How do you go about putting together a real-time data strategy?

A real-time data strategy requires people, processes and technology working together for various business use cases to succeed. The strategy should focus on key transactional and operational applications and insights initially that need low-latency access before expanding to others. A real-time data strategy should focus on:

  • Creating a real-time data team to ensure success. A real-time data strategy is doomed to fail if you don’t involve the right personas from start, especially if there are too many applications and insights that need data in real-time. Your team should include enterprise architects, data architects, developers, data engineers, data security professionals, data stewards, business analysts, and data scientists.

  • Start with a business use case in mind. Look for low hanging fruit; applications that are struggling with performance issues whether transactional or operational. Also, look for new applications that need low-latency access to critical business data to support use cases such as Customer 360, IoT analytics or fraud detection.

  • Focus on operational and insights bottlenecks.

    Migrate from slow-moving batch and semi-batch data processing for operational and analytical workloads, moving towards real-time everything.

  • Leverage in-memory extensively to support real-time initiatives. To succeed in a real-time data initiative, leverage DRAM, persistent memory, and Flash/SSD extensively.
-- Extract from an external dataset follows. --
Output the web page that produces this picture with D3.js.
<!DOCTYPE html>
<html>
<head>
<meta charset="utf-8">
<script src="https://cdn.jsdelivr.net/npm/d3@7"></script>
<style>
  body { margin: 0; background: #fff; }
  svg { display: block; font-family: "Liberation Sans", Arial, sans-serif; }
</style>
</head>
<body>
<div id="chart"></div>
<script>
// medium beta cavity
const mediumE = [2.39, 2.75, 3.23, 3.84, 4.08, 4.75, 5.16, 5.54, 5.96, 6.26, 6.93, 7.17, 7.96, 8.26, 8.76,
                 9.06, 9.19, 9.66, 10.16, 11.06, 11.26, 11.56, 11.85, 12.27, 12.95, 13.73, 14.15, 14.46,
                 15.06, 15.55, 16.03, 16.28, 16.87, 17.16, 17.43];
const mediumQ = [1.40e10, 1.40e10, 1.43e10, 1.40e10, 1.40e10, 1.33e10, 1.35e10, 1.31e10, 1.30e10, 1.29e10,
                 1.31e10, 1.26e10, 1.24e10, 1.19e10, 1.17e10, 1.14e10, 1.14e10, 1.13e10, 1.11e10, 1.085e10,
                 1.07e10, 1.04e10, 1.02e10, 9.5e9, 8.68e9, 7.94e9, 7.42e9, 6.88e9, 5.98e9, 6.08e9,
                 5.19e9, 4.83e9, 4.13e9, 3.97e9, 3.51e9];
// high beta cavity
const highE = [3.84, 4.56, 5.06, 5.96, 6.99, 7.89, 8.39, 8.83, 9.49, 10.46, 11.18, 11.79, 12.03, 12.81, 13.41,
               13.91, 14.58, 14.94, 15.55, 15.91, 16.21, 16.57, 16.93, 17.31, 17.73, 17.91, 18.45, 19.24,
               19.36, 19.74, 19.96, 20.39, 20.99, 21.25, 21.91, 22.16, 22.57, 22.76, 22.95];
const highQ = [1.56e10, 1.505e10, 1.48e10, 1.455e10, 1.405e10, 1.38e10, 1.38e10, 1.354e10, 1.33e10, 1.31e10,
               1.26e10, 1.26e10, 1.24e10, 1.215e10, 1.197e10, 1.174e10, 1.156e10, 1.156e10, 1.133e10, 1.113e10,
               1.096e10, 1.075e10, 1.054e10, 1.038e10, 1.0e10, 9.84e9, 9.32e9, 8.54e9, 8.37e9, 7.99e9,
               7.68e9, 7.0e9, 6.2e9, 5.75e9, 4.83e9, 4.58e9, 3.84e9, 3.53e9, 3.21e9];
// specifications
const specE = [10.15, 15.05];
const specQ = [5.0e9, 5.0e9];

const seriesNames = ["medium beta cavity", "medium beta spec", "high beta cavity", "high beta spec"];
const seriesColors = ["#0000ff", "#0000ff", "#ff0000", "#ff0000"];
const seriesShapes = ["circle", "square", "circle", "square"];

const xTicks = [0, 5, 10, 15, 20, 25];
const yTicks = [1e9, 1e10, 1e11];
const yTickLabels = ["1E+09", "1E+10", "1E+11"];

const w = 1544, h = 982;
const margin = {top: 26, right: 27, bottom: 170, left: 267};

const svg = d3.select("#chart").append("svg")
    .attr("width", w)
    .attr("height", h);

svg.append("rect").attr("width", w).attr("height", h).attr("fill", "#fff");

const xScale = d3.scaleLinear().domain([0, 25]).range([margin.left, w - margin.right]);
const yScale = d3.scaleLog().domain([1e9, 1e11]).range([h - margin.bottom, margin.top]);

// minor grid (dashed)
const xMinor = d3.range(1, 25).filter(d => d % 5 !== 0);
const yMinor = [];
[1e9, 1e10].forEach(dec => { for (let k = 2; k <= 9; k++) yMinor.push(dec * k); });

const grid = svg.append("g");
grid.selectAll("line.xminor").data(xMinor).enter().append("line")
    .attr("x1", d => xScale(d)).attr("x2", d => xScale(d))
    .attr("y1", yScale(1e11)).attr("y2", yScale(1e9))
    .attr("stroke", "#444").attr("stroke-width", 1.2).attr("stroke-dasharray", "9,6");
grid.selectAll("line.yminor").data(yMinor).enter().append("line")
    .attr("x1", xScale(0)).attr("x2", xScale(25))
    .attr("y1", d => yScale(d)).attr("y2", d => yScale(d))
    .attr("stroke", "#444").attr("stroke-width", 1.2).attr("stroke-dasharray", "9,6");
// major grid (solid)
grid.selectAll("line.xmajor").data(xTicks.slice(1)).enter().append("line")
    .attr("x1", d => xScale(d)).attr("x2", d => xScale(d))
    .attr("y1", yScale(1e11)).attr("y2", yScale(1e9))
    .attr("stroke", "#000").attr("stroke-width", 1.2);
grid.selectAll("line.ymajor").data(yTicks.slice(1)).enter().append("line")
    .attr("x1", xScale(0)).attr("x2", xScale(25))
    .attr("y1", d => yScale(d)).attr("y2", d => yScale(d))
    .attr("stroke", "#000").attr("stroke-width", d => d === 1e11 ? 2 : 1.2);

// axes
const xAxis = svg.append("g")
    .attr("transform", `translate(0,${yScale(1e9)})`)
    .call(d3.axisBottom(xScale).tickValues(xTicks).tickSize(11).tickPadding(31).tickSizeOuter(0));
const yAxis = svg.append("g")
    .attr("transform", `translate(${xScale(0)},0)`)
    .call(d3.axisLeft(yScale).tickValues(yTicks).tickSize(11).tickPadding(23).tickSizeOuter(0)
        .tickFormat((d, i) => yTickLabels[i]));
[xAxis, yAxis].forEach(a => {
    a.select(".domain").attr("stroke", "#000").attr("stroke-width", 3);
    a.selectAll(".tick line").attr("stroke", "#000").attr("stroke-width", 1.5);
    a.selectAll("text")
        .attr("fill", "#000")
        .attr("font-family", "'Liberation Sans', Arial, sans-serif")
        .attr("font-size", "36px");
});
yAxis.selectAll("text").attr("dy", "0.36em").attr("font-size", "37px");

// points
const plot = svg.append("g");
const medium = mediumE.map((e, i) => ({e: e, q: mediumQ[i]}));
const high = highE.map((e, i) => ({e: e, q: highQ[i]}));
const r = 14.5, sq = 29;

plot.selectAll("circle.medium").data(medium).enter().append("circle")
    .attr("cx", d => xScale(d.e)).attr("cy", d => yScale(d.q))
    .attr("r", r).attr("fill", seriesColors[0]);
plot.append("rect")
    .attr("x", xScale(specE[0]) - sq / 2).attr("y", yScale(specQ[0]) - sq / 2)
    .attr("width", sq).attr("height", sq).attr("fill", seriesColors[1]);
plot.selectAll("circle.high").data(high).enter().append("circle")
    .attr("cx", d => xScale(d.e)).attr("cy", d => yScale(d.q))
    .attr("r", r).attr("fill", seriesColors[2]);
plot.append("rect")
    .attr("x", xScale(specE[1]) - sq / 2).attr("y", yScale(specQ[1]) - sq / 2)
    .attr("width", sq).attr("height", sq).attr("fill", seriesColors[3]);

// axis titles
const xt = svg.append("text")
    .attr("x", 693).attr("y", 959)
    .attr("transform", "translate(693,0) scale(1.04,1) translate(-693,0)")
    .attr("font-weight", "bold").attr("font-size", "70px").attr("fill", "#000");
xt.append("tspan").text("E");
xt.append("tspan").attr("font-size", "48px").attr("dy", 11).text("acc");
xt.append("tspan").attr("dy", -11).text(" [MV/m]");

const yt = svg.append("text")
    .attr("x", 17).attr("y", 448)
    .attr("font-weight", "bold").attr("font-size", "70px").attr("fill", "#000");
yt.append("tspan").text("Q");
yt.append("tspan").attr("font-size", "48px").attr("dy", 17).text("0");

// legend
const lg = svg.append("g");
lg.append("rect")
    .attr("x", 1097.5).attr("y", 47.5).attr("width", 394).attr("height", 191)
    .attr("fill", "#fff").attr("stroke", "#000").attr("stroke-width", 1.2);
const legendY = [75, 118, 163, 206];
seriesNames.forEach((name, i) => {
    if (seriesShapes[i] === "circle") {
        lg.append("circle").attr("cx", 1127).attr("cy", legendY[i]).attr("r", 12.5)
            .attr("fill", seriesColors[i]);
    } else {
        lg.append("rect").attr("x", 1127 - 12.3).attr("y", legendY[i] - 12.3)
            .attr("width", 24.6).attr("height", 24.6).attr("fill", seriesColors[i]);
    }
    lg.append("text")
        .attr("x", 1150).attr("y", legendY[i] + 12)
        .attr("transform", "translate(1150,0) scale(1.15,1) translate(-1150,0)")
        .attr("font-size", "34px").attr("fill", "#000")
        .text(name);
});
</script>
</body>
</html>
In-memory data platforms can dramatically improve performance of existing or new databases that support large mission-critical applications, such as ERP, CRM, supply chain management (SCM), and other OLTP applications.

  • Use tiered storage for larger databases.

    Although data in-memory will give you extreme performance, look at tiered storage that leverages DRAM, Flash, SSD, and persistent memory to support larger databases that run into hundreds of terabytes or into petabytes.